Work to complete: Your task is to retype the lines from the opening of the material through the line that includes "plt.rcParams['lines.scale_dashes'] = False". Do not copy the pictures.

Stored items from a collection:
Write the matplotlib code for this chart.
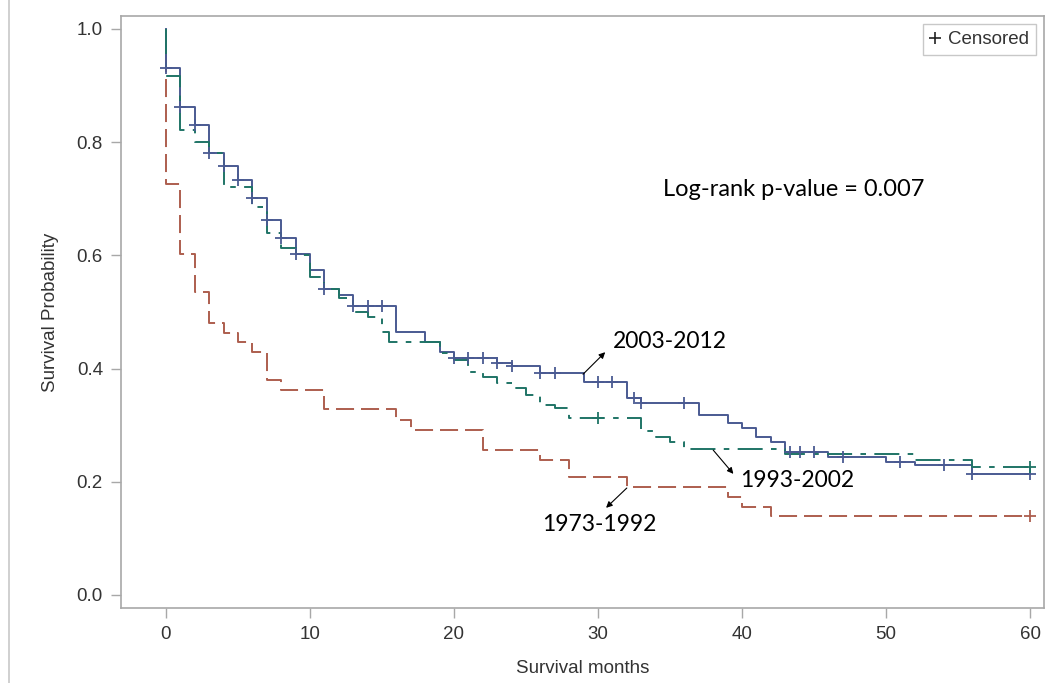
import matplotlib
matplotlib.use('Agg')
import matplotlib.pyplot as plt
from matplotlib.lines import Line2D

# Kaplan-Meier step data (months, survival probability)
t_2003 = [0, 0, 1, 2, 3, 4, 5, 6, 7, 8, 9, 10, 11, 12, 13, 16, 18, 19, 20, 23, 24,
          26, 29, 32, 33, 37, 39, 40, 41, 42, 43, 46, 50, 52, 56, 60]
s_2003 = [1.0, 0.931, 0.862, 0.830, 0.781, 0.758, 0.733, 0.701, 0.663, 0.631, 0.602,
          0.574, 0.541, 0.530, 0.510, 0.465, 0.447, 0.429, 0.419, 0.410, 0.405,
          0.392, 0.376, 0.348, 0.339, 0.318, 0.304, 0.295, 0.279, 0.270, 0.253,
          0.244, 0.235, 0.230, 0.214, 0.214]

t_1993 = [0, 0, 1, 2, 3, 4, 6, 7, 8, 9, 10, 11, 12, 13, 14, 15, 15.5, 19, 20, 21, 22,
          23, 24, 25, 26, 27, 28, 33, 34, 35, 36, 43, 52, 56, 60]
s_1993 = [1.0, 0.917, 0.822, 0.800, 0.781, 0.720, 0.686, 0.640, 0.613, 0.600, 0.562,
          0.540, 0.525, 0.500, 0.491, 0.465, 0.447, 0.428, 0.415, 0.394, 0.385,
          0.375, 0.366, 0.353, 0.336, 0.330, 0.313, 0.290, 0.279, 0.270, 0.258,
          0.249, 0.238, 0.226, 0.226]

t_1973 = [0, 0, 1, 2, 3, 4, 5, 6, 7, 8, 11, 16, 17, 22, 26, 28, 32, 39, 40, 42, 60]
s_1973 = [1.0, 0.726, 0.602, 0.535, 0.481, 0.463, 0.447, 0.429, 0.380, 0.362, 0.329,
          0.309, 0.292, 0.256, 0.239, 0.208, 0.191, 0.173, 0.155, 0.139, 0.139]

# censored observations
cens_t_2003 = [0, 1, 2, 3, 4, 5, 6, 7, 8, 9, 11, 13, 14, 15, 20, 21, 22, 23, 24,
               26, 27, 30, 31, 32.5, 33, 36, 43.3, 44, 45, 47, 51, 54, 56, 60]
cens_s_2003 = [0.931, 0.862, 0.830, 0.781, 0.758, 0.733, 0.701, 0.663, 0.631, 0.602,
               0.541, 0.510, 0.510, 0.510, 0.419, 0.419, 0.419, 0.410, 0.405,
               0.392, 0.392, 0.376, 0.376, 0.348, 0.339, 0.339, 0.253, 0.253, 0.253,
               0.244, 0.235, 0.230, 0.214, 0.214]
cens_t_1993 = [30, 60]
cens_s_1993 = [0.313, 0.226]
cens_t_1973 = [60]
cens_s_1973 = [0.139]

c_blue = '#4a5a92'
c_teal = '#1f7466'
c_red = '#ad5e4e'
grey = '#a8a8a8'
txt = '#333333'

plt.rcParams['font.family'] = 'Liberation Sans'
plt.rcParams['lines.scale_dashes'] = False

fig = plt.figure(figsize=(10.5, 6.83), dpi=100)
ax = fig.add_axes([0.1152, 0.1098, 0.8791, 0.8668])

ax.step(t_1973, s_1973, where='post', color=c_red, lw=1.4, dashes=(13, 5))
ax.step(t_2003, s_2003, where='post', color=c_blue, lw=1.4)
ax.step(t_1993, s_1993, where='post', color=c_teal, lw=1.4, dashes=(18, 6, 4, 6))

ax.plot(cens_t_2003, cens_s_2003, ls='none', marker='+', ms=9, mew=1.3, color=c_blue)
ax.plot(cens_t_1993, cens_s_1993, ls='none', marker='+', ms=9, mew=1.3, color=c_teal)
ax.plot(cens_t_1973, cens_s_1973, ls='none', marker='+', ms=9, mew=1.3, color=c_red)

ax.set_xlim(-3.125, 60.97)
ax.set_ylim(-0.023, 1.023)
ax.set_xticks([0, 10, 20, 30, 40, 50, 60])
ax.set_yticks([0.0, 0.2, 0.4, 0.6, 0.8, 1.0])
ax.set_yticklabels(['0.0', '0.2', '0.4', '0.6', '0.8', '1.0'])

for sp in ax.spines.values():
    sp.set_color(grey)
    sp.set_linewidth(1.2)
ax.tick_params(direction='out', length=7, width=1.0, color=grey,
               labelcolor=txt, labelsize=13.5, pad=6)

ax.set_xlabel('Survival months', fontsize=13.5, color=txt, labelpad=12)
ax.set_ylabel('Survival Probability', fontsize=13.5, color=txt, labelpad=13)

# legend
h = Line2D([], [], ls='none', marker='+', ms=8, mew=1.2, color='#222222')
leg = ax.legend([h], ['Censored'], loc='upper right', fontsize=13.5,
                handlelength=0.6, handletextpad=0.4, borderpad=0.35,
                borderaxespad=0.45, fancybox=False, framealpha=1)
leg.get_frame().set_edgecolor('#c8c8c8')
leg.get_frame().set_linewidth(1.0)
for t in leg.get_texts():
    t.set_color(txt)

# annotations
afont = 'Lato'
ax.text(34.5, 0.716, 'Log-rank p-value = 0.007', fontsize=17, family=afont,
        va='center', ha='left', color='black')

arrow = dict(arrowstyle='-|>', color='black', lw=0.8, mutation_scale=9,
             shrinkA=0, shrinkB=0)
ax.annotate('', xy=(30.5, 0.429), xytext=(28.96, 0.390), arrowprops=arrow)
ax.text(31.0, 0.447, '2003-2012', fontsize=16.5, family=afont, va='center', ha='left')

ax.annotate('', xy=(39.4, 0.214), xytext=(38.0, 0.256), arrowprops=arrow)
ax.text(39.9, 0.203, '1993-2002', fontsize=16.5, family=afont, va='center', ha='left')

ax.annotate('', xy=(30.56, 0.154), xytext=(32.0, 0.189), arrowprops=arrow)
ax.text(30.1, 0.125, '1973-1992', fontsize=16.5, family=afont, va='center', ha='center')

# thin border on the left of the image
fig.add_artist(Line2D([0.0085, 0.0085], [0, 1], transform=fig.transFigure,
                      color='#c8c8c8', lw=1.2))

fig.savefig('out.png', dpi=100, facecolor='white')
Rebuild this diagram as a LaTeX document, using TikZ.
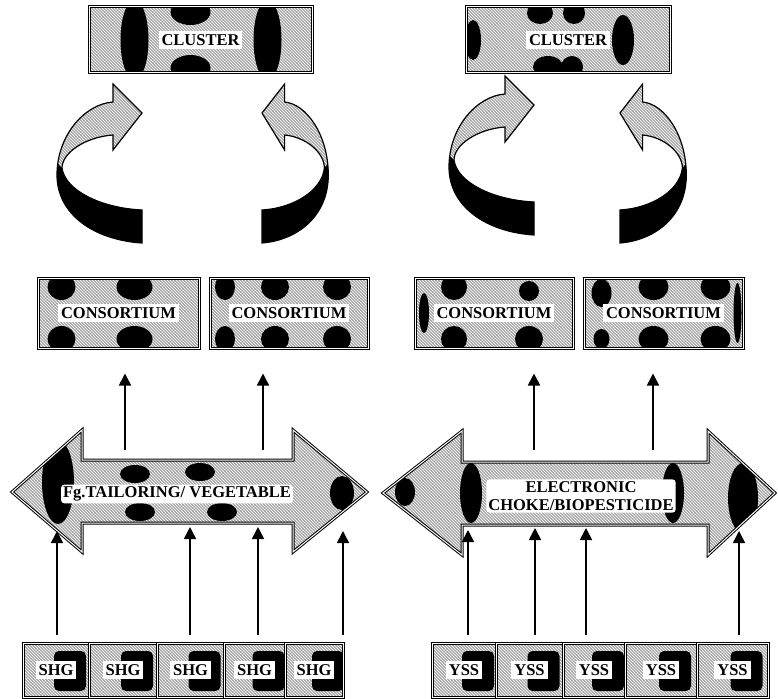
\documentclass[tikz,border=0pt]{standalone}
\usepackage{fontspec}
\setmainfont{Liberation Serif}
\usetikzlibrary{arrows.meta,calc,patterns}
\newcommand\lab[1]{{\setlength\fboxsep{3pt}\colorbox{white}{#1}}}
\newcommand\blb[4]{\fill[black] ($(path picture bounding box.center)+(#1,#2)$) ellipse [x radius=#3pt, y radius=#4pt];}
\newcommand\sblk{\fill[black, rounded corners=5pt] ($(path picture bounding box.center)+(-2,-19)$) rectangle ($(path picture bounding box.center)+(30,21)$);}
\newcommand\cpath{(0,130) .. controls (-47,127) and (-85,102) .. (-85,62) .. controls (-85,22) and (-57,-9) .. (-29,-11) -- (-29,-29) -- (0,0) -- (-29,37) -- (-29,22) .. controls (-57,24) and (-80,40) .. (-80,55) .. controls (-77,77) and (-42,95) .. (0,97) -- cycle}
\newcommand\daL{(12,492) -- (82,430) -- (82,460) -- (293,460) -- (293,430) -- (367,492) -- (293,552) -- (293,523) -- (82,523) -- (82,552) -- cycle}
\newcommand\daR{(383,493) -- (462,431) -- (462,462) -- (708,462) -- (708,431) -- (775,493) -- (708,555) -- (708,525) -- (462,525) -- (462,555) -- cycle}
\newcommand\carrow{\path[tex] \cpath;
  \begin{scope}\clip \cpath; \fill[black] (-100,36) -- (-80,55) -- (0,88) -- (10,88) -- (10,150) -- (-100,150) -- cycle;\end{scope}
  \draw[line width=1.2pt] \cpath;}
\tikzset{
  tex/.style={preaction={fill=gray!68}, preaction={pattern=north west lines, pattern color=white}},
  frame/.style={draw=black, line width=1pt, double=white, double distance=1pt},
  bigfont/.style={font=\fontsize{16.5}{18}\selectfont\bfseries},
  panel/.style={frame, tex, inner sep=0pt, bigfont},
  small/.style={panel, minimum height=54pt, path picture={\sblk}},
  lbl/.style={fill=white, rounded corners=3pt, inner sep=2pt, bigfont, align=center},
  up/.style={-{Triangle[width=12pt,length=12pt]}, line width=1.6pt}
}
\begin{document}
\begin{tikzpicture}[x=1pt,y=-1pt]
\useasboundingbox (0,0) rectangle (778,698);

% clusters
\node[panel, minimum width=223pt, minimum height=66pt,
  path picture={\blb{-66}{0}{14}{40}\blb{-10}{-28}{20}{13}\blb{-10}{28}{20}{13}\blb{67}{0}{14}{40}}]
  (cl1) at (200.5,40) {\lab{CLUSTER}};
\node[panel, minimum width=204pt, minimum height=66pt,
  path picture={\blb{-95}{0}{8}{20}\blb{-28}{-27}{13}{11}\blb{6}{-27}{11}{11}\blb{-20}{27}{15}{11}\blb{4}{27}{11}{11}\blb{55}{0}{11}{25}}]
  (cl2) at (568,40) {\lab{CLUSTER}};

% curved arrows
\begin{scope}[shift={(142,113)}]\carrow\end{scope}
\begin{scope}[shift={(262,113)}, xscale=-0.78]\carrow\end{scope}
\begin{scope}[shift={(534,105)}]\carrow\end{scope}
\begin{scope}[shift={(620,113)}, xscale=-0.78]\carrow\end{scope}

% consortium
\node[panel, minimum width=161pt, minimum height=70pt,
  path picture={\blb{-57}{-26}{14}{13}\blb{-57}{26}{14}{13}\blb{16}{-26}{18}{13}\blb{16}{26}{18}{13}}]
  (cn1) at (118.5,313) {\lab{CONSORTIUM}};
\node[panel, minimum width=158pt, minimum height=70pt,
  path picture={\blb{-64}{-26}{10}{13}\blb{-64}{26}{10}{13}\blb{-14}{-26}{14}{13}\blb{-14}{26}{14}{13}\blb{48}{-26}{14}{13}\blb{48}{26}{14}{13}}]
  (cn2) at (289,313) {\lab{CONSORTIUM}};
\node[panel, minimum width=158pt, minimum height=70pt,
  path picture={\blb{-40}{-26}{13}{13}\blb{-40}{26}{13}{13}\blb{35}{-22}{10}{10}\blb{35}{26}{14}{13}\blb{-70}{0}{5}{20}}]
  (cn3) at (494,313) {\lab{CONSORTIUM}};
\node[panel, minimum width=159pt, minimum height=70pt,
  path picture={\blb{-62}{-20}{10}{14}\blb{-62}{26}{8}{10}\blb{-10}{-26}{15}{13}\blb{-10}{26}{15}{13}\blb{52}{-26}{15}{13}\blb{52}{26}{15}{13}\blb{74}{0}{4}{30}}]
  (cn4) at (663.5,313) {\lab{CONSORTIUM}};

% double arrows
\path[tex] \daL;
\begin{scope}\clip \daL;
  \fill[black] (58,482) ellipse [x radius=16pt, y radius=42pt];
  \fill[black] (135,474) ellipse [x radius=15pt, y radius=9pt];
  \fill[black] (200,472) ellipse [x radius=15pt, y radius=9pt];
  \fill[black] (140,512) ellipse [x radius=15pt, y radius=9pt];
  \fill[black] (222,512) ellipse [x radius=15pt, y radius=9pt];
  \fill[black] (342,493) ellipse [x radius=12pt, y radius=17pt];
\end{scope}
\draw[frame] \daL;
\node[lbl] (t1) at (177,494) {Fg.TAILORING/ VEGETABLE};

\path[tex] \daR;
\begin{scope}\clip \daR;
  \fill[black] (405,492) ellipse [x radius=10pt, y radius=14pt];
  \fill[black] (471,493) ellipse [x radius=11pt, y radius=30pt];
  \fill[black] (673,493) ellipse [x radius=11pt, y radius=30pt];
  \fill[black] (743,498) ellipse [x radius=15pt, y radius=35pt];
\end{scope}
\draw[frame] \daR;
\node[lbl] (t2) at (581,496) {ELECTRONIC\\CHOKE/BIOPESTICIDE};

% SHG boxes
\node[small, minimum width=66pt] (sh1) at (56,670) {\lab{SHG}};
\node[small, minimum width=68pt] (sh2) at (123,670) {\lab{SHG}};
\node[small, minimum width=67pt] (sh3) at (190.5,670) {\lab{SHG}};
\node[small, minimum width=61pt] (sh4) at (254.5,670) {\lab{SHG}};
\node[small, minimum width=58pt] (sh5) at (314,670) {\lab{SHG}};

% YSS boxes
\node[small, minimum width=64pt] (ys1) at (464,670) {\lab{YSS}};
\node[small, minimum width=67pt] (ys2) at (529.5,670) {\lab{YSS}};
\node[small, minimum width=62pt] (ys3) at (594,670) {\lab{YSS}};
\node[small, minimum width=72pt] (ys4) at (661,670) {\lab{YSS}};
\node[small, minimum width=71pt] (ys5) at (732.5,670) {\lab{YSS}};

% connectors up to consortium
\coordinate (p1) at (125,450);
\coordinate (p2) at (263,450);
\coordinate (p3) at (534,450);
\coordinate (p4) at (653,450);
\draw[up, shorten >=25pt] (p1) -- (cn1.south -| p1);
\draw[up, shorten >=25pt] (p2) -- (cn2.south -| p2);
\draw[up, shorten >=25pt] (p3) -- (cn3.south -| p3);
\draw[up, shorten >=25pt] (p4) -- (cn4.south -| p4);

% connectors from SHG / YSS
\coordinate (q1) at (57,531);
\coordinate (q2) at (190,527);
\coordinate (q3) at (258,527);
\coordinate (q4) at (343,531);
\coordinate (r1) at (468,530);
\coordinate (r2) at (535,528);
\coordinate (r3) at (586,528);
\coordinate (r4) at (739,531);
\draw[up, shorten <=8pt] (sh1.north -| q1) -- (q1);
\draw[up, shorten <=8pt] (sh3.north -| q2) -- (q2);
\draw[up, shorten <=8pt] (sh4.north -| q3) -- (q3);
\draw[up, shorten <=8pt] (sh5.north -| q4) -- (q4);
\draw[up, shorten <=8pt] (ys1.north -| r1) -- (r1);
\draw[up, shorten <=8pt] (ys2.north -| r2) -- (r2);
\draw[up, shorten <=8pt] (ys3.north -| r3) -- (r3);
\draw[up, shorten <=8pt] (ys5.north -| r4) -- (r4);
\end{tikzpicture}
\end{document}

The solution:
Write the matplotlib code for this chart.
import matplotlib
matplotlib.use('Agg')
import matplotlib.pyplot as plt
from matplotlib.lines import Line2D

# Kaplan-Meier step data (months, survival probability)
t_2003 = [0, 0, 1, 2, 3, 4, 5, 6, 7, 8, 9, 10, 11, 12, 13, 16, 18, 19, 20, 23, 24,
          26, 29, 32, 33, 37, 39, 40, 41, 42, 43, 46, 50, 52, 56, 60]
s_2003 = [1.0, 0.931, 0.862, 0.830, 0.781, 0.758, 0.733, 0.701, 0.663, 0.631, 0.602,
          0.574, 0.541, 0.530, 0.510, 0.465, 0.447, 0.429, 0.419, 0.410, 0.405,
          0.392, 0.376, 0.348, 0.339, 0.318, 0.304, 0.295, 0.279, 0.270, 0.253,
          0.244, 0.235, 0.230, 0.214, 0.214]

t_1993 = [0, 0, 1, 2, 3, 4, 6, 7, 8, 9, 10, 11, 12, 13, 14, 15, 15.5, 19, 20, 21, 22,
          23, 24, 25, 26, 27, 28, 33, 34, 35, 36, 43, 52, 56, 60]
s_1993 = [1.0, 0.917, 0.822, 0.800, 0.781, 0.720, 0.686, 0.640, 0.613, 0.600, 0.562,
          0.540, 0.525, 0.500, 0.491, 0.465, 0.447, 0.428, 0.415, 0.394, 0.385,
          0.375, 0.366, 0.353, 0.336, 0.330, 0.313, 0.290, 0.279, 0.270, 0.258,
          0.249, 0.238, 0.226, 0.226]

t_1973 = [0, 0, 1, 2, 3, 4, 5, 6, 7, 8, 11, 16, 17, 22, 26, 28, 32, 39, 40, 42, 60]
s_1973 = [1.0, 0.726, 0.602, 0.535, 0.481, 0.463, 0.447, 0.429, 0.380, 0.362, 0.329,
          0.309, 0.292, 0.256, 0.239, 0.208, 0.191, 0.173, 0.155, 0.139, 0.139]

# censored observations
cens_t_2003 = [0, 1, 2, 3, 4, 5, 6, 7, 8, 9, 11, 13, 14, 15, 20, 21, 22, 23, 24,
               26, 27, 30, 31, 32.5, 33, 36, 43.3, 44, 45, 47, 51, 54, 56, 60]
cens_s_2003 = [0.931, 0.862, 0.830, 0.781, 0.758, 0.733, 0.701, 0.663, 0.631, 0.602,
               0.541, 0.510, 0.510, 0.510, 0.419, 0.419, 0.419, 0.410, 0.405,
               0.392, 0.392, 0.376, 0.376, 0.348, 0.339, 0.339, 0.253, 0.253, 0.253,
               0.244, 0.235, 0.230, 0.214, 0.214]
cens_t_1993 = [30, 60]
cens_s_1993 = [0.313, 0.226]
cens_t_1973 = [60]
cens_s_1973 = [0.139]

c_blue = '#4a5a92'
c_teal = '#1f7466'
c_red = '#ad5e4e'
grey = '#a8a8a8'
txt = '#333333'

plt.rcParams['font.family'] = 'Liberation Sans'
plt.rcParams['lines.scale_dashes'] = False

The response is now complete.